* Start *

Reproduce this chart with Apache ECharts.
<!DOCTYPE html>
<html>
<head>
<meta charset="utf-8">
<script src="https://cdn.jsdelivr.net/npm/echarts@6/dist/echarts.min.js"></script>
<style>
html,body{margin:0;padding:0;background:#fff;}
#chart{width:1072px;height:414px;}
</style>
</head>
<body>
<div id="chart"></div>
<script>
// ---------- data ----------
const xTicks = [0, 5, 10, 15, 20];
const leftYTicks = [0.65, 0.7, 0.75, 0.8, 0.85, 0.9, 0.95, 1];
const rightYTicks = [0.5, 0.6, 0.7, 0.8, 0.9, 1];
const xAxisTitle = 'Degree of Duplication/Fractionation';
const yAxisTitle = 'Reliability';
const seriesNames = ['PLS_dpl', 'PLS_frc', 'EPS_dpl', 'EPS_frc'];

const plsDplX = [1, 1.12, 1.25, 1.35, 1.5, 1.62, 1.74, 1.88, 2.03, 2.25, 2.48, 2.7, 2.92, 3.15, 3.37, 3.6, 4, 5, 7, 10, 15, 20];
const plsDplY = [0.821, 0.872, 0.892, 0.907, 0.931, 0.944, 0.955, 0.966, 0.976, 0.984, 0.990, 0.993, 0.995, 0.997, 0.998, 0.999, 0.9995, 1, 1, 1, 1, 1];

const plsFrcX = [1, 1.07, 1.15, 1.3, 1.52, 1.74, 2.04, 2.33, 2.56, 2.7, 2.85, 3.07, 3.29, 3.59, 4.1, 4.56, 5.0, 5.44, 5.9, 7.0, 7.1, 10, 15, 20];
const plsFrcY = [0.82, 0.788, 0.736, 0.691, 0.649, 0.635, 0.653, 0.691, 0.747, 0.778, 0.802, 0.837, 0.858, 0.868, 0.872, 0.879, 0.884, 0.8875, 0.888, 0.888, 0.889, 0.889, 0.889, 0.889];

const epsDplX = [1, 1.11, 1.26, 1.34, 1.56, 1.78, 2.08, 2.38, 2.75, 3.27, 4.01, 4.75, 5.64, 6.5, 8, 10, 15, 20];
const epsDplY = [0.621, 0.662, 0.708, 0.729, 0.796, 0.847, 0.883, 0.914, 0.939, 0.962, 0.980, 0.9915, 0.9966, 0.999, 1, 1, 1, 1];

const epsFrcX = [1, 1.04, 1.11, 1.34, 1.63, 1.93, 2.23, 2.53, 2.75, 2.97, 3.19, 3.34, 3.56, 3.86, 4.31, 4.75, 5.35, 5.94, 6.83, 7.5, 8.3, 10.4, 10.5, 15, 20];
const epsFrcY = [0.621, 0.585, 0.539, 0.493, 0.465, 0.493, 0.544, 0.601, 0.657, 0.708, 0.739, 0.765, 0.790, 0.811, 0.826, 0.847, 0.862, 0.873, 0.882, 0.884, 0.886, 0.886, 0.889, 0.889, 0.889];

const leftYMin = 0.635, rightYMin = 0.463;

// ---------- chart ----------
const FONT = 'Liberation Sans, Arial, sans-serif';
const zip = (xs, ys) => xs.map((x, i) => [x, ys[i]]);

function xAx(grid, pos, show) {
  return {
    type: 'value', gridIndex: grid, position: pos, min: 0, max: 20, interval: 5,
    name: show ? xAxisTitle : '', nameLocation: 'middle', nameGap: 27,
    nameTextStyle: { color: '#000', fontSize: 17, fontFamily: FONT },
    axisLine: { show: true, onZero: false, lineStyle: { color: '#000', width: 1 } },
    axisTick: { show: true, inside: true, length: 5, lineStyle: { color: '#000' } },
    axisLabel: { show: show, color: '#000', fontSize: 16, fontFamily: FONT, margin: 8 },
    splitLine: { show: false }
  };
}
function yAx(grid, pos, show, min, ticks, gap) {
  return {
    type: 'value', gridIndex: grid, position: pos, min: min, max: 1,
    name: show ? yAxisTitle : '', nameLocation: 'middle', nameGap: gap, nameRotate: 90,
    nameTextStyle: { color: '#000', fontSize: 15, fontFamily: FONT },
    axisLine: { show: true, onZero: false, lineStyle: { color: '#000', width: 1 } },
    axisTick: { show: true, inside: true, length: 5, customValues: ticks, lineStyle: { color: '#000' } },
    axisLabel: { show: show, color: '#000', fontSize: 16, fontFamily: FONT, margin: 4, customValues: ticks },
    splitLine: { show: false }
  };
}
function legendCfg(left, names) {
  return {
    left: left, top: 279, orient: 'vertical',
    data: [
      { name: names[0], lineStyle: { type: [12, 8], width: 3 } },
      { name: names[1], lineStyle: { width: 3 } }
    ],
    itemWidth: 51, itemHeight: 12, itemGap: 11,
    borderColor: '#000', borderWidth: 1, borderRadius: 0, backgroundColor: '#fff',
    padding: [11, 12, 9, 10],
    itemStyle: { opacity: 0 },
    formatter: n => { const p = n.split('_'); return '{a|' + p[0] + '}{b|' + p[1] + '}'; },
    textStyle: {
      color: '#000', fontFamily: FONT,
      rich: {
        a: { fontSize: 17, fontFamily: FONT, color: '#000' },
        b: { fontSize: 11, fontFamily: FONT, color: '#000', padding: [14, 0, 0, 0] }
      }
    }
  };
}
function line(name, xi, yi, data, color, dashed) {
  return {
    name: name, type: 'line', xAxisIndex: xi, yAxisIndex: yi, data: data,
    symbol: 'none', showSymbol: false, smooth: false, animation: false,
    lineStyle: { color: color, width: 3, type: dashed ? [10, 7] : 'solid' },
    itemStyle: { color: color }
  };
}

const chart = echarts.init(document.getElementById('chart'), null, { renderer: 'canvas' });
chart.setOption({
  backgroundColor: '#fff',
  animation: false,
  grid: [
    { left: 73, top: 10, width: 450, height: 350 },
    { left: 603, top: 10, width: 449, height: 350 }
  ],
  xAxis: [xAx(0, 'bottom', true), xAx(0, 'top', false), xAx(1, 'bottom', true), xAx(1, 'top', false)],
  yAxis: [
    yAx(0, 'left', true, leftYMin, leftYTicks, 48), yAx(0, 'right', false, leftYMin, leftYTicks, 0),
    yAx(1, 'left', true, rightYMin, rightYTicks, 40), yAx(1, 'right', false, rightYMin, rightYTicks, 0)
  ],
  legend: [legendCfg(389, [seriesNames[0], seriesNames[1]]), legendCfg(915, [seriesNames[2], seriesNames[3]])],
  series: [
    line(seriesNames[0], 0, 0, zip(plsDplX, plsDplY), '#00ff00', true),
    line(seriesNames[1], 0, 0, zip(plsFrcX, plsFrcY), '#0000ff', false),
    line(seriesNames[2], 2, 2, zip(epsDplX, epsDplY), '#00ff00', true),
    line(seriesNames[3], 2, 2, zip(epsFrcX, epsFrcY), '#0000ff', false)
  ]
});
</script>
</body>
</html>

* End *

Problem to solve
Retype the listing above in full, with no alterations.

Complete response
Reproduce this chart with Apache ECharts.
<!DOCTYPE html>
<html>
<head>
<meta charset="utf-8">
<script src="https://cdn.jsdelivr.net/npm/echarts@6/dist/echarts.min.js"></script>
<style>
html,body{margin:0;padding:0;background:#fff;}
#chart{width:1072px;height:414px;}
</style>
</head>
<body>
<div id="chart"></div>
<script>
// ---------- data ----------
const xTicks = [0, 5, 10, 15, 20];
const leftYTicks = [0.65, 0.7, 0.75, 0.8, 0.85, 0.9, 0.95, 1];
const rightYTicks = [0.5, 0.6, 0.7, 0.8, 0.9, 1];
const xAxisTitle = 'Degree of Duplication/Fractionation';
const yAxisTitle = 'Reliability';
const seriesNames = ['PLS_dpl', 'PLS_frc', 'EPS_dpl', 'EPS_frc'];

const plsDplX = [1, 1.12, 1.25, 1.35, 1.5, 1.62, 1.74, 1.88, 2.03, 2.25, 2.48, 2.7, 2.92, 3.15, 3.37, 3.6, 4, 5, 7, 10, 15, 20];
const plsDplY = [0.821, 0.872, 0.892, 0.907, 0.931, 0.944, 0.955, 0.966, 0.976, 0.984, 0.990, 0.993, 0.995, 0.997, 0.998, 0.999, 0.9995, 1, 1, 1, 1, 1];

const plsFrcX = [1, 1.07, 1.15, 1.3, 1.52, 1.74, 2.04, 2.33, 2.56, 2.7, 2.85, 3.07, 3.29, 3.59, 4.1, 4.56, 5.0, 5.44, 5.9, 7.0, 7.1, 10, 15, 20];
const plsFrcY = [0.82, 0.788, 0.736, 0.691, 0.649, 0.635, 0.653, 0.691, 0.747, 0.778, 0.802, 0.837, 0.858, 0.868, 0.872, 0.879, 0.884, 0.8875, 0.888, 0.888, 0.889, 0.889, 0.889, 0.889];

const epsDplX = [1, 1.11, 1.26, 1.34, 1.56, 1.78, 2.08, 2.38, 2.75, 3.27, 4.01, 4.75, 5.64, 6.5, 8, 10, 15, 20];
const epsDplY = [0.621, 0.662, 0.708, 0.729, 0.796, 0.847, 0.883, 0.914, 0.939, 0.962, 0.980, 0.9915, 0.9966, 0.999, 1, 1, 1, 1];

const epsFrcX = [1, 1.04, 1.11, 1.34, 1.63, 1.93, 2.23, 2.53, 2.75, 2.97, 3.19, 3.34, 3.56, 3.86, 4.31, 4.75, 5.35, 5.94, 6.83, 7.5, 8.3, 10.4, 10.5, 15, 20];
const epsFrcY = [0.621, 0.585, 0.539, 0.493, 0.465, 0.493, 0.544, 0.601, 0.657, 0.708, 0.739, 0.765, 0.790, 0.811, 0.826, 0.847, 0.862, 0.873, 0.882, 0.884, 0.886, 0.886, 0.889, 0.889, 0.889];

const leftYMin = 0.635, rightYMin = 0.463;

// ---------- chart ----------
const FONT = 'Liberation Sans, Arial, sans-serif';
const zip = (xs, ys) => xs.map((x, i) => [x, ys[i]]);

function xAx(grid, pos, show) {
  return {
    type: 'value', gridIndex: grid, position: pos, min: 0, max: 20, interval: 5,
    name: show ? xAxisTitle : '', nameLocation: 'middle', nameGap: 27,
    nameTextStyle: { color: '#000', fontSize: 17, fontFamily: FONT },
    axisLine: { show: true, onZero: false, lineStyle: { color: '#000', width: 1 } },
    axisTick: { show: true, inside: true, length: 5, lineStyle: { color: '#000' } },
    axisLabel: { show: show, color: '#000', fontSize: 16, fontFamily: FONT, margin: 8 },
    splitLine: { show: false }
  };
}
function yAx(grid, pos, show, min, ticks, gap) {
  return {
    type: 'value', gridIndex: grid, position: pos, min: min, max: 1,
    name: show ? yAxisTitle : '', nameLocation: 'middle', nameGap: gap, nameRotate: 90,
    nameTextStyle: { color: '#000', fontSize: 15, fontFamily: FONT },
    axisLine: { show: true, onZero: false, lineStyle: { color: '#000', width: 1 } },
    axisTick: { show: true, inside: true, length: 5, customValues: ticks, lineStyle: { color: '#000' } },
    axisLabel: { show: show, color: '#000', fontSize: 16, fontFamily: FONT, margin: 4, customValues: ticks },
    splitLine: { show: false }
  };
}
function legendCfg(left, names) {
  return {
    left: left, top: 279, orient: 'vertical',
    data: [
      { name: names[0], lineStyle: { type: [12, 8], width: 3 } },
      { name: names[1], lineStyle: { width: 3 } }
    ],
    itemWidth: 51, itemHeight: 12, itemGap: 11,
    borderColor: '#000', borderWidth: 1, borderRadius: 0, backgroundColor: '#fff',
    padding: [11, 12, 9, 10],
    itemStyle: { opacity: 0 },
    formatter: n => { const p = n.split('_'); return '{a|' + p[0] + '}{b|' + p[1] + '}'; },
    textStyle: {
      color: '#000', fontFamily: FONT,
      rich: {
        a: { fontSize: 17, fontFamily: FONT, color: '#000' },
        b: { fontSize: 11, fontFamily: FONT, color: '#000', padding: [14, 0, 0, 0] }
      }
    }
  };
}
function line(name, xi, yi, data, color, dashed) {
  return {
    name: name, type: 'line', xAxisIndex: xi, yAxisIndex: yi, data: data,
    symbol: 'none', showSymbol: false, smooth: false, animation: false,
    lineStyle: { color: color, width: 3, type: dashed ? [10, 7] : 'solid' },
    itemStyle: { color: color }
  };
}

const chart = echarts.init(document.getElementById('chart'), null, { renderer: 'canvas' });
chart.setOption({
  backgroundColor: '#fff',
  animation: false,
  grid: [
    { left: 73, top: 10, width: 450, height: 350 },
    { left: 603, top: 10, width: 449, height: 350 }
  ],
  xAxis: [xAx(0, 'bottom', true), xAx(0, 'top', false), xAx(1, 'bottom', true), xAx(1, 'top', false)],
  yAxis: [
    yAx(0, 'left', true, leftYMin, leftYTicks, 48), yAx(0, 'right', false, leftYMin, leftYTicks, 0),
    yAx(1, 'left', true, rightYMin, rightYTicks, 40), yAx(1, 'right', false, rightYMin, rightYTicks, 0)
  ],
  legend: [legendCfg(389, [seriesNames[0], seriesNames[1]]), legendCfg(915, [seriesNames[2], seriesNames[3]])],
  series: [
    line(seriesNames[0], 0, 0, zip(plsDplX, plsDplY), '#00ff00', true),
    line(seriesNames[1], 0, 0, zip(plsFrcX, plsFrcY), '#0000ff', false),
    line(seriesNames[2], 2, 2, zip(epsDplX, epsDplY), '#00ff00', true),
    line(seriesNames[3], 2, 2, zip(epsFrcX, epsFrcY), '#0000ff', false)
  ]
});
</script>
</body>
</html>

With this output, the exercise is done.